**Challenge**
Transcribe every line from the top down to the line with "# --- data ---", both ends included, but not the pictures.

**Material**
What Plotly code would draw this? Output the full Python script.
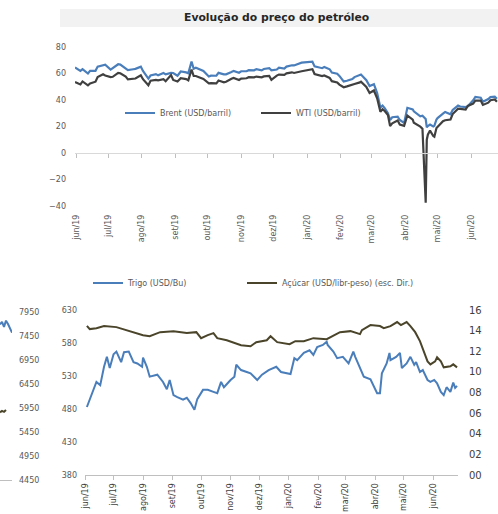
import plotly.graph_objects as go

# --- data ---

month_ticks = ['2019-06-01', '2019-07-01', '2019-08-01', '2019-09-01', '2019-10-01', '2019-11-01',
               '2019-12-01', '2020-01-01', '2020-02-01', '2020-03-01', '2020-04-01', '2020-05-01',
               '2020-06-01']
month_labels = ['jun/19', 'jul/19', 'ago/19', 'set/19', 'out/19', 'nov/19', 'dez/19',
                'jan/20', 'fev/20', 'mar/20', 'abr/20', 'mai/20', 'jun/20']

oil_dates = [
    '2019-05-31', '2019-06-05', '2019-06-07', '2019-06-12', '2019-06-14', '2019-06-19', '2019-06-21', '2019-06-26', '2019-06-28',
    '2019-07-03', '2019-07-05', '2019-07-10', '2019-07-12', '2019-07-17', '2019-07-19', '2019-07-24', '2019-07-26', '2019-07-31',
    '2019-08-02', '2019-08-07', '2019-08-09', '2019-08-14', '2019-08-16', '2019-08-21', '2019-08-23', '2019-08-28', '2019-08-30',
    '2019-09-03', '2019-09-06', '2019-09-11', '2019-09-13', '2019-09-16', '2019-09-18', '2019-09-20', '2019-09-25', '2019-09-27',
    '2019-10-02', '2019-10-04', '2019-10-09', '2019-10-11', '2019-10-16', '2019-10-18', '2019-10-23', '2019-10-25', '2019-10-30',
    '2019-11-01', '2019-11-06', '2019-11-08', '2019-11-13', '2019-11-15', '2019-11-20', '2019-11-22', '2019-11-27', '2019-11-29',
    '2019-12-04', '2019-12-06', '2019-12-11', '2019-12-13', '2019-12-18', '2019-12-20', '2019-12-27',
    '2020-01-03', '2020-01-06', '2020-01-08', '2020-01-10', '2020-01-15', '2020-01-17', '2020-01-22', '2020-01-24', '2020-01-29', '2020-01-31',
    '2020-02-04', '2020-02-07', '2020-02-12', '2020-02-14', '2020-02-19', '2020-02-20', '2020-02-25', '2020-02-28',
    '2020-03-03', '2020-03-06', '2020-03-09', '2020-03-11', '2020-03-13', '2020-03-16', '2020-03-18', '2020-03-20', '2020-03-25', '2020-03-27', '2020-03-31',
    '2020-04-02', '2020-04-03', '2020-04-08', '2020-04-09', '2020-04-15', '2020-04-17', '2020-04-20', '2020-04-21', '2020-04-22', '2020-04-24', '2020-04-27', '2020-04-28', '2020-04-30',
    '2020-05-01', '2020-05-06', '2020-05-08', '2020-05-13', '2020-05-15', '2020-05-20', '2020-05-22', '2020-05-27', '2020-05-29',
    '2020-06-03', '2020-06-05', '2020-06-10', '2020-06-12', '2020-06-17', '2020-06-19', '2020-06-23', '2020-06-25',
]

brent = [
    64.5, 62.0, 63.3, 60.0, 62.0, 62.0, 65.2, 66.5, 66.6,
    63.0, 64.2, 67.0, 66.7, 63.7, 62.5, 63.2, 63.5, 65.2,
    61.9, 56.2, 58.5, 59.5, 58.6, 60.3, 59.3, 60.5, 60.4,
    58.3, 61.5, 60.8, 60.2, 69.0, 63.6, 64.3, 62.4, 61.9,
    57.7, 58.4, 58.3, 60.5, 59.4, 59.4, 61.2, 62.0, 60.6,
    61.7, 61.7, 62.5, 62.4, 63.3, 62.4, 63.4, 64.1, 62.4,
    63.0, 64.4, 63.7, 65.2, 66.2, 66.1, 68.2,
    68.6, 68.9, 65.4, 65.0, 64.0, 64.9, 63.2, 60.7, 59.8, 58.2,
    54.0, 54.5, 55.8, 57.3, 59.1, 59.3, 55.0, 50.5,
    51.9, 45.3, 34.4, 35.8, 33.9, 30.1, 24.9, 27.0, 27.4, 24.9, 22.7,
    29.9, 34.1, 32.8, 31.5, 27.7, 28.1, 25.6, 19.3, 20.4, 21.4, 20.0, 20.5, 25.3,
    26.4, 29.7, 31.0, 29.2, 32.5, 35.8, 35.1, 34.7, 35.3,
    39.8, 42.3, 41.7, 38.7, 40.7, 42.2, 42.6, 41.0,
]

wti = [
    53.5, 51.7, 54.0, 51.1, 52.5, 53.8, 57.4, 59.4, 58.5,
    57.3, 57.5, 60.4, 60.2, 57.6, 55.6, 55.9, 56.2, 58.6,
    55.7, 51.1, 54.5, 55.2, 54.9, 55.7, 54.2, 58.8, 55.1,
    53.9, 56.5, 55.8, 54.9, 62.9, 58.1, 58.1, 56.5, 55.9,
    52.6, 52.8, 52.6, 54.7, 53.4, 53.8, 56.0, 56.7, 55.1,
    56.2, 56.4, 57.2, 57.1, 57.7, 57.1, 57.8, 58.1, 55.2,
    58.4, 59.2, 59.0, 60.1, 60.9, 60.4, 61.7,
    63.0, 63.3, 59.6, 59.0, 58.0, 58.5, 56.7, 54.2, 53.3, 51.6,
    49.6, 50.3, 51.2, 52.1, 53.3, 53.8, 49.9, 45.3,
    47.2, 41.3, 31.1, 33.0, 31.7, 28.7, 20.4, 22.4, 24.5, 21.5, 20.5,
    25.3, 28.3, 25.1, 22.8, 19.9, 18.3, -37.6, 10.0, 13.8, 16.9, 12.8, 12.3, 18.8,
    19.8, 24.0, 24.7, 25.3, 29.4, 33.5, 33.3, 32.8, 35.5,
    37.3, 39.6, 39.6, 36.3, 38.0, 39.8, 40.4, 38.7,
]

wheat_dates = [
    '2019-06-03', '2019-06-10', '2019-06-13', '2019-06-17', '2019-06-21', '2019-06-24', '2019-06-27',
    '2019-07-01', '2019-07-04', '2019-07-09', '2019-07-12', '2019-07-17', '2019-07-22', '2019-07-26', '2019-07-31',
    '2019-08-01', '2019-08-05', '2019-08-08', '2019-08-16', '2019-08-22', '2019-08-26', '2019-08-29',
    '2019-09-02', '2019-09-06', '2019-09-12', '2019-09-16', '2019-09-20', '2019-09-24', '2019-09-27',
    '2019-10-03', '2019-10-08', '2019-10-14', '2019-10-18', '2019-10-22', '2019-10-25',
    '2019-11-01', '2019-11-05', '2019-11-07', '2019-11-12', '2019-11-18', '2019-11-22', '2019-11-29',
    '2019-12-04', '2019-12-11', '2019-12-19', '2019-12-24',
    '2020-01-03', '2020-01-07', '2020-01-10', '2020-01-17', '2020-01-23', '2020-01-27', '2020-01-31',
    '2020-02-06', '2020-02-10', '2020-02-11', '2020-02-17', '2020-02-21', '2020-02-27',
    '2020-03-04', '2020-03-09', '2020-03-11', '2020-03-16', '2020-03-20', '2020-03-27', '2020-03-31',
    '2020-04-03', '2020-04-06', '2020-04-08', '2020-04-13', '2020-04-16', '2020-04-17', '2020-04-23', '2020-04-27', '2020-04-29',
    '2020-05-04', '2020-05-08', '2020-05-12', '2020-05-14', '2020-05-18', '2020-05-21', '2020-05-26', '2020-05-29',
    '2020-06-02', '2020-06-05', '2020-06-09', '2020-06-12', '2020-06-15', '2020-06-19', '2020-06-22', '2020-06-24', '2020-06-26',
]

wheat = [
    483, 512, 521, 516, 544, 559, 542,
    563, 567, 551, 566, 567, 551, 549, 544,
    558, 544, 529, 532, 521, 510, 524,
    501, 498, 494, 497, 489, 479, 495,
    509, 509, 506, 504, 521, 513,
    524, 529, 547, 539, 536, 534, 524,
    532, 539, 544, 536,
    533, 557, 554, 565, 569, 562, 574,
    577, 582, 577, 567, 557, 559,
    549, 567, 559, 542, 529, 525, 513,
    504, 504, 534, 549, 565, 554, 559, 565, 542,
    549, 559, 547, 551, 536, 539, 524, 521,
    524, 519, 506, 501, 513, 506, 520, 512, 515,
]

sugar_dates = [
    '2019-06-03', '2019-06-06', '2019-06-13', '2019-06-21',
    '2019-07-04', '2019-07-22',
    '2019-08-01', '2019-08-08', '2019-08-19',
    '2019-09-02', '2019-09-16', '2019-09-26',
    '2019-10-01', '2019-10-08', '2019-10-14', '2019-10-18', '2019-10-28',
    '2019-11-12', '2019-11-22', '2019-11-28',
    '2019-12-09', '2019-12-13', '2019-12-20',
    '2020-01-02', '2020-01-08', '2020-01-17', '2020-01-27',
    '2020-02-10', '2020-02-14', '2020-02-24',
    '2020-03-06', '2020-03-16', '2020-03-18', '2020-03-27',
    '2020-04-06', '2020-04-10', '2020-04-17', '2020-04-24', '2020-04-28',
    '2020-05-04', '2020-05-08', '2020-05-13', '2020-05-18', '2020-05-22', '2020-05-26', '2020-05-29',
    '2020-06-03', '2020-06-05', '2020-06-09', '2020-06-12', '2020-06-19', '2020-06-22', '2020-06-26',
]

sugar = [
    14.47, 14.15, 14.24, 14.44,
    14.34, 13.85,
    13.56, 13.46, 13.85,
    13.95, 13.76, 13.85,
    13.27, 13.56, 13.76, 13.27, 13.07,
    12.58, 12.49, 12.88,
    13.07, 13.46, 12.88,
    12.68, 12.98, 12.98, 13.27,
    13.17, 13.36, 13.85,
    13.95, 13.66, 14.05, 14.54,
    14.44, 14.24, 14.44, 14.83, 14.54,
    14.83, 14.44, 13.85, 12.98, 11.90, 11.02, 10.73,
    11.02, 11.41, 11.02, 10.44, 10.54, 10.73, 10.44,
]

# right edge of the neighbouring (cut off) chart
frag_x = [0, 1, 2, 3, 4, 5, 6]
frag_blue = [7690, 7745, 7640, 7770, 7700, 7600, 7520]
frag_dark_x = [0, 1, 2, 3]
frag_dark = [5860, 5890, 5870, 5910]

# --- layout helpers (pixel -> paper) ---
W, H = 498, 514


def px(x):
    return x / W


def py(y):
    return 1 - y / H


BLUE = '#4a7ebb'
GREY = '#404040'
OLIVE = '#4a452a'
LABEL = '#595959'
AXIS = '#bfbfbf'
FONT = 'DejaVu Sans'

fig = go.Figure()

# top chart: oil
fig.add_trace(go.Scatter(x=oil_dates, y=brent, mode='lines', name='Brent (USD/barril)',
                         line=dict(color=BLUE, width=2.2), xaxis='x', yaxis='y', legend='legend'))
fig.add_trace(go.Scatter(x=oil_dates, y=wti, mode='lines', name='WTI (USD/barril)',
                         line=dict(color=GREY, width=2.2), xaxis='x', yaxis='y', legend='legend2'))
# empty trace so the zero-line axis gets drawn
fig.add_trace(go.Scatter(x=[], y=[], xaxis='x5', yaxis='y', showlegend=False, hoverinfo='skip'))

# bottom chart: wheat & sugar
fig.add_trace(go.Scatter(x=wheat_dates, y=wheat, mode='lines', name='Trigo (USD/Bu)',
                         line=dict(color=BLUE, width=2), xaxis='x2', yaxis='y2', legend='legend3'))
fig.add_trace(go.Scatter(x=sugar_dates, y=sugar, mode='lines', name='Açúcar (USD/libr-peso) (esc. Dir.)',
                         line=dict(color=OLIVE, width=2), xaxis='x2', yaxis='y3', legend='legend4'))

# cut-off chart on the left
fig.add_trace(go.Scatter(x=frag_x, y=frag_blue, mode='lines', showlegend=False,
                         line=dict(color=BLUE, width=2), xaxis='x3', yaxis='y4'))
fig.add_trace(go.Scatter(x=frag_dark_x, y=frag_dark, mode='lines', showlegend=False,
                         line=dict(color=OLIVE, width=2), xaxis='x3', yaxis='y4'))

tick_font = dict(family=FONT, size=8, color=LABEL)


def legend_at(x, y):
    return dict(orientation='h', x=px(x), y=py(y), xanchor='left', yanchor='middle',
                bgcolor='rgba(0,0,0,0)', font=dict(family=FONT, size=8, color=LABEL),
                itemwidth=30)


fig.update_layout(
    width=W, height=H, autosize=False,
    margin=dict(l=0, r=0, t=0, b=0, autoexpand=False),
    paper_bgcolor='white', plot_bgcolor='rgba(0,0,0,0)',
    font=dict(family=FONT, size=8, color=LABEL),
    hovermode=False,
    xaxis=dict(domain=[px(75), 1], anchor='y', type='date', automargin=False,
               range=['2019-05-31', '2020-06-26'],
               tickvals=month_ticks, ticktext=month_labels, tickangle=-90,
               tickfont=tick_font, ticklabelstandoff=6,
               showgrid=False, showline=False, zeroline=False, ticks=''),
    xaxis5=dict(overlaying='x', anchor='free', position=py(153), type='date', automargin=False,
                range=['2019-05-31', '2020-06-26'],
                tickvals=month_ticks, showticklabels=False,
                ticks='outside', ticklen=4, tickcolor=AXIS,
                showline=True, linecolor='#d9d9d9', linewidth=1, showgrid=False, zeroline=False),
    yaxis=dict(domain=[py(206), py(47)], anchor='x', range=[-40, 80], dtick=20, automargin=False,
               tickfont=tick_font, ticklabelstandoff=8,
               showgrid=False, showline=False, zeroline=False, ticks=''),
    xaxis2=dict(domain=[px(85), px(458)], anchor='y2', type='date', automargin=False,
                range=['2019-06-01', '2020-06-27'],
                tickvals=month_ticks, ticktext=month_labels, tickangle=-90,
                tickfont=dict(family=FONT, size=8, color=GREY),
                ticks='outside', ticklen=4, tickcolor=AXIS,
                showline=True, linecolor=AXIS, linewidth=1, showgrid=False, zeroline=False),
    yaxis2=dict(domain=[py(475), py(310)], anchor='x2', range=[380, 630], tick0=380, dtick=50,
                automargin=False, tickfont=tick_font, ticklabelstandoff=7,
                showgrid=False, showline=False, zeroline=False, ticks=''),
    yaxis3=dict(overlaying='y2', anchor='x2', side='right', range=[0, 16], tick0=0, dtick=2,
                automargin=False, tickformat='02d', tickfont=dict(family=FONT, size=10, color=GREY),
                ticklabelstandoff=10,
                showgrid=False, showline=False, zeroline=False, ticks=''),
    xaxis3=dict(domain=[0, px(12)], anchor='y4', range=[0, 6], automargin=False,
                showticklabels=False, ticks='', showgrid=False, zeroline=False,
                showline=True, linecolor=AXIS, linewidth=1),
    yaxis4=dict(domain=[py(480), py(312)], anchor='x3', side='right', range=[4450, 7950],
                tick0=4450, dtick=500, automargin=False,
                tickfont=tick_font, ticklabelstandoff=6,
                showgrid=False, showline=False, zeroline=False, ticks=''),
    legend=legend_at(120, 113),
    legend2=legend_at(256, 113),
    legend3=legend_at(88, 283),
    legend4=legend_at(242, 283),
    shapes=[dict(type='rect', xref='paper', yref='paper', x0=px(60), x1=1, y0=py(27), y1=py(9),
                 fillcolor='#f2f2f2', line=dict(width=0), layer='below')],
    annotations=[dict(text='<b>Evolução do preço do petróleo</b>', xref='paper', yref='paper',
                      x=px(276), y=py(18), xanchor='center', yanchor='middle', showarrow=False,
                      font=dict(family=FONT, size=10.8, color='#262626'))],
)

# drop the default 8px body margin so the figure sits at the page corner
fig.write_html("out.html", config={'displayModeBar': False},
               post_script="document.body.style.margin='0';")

**Exercise response**
What Plotly code would draw this? Output the full Python script.
import plotly.graph_objects as go

# --- data ---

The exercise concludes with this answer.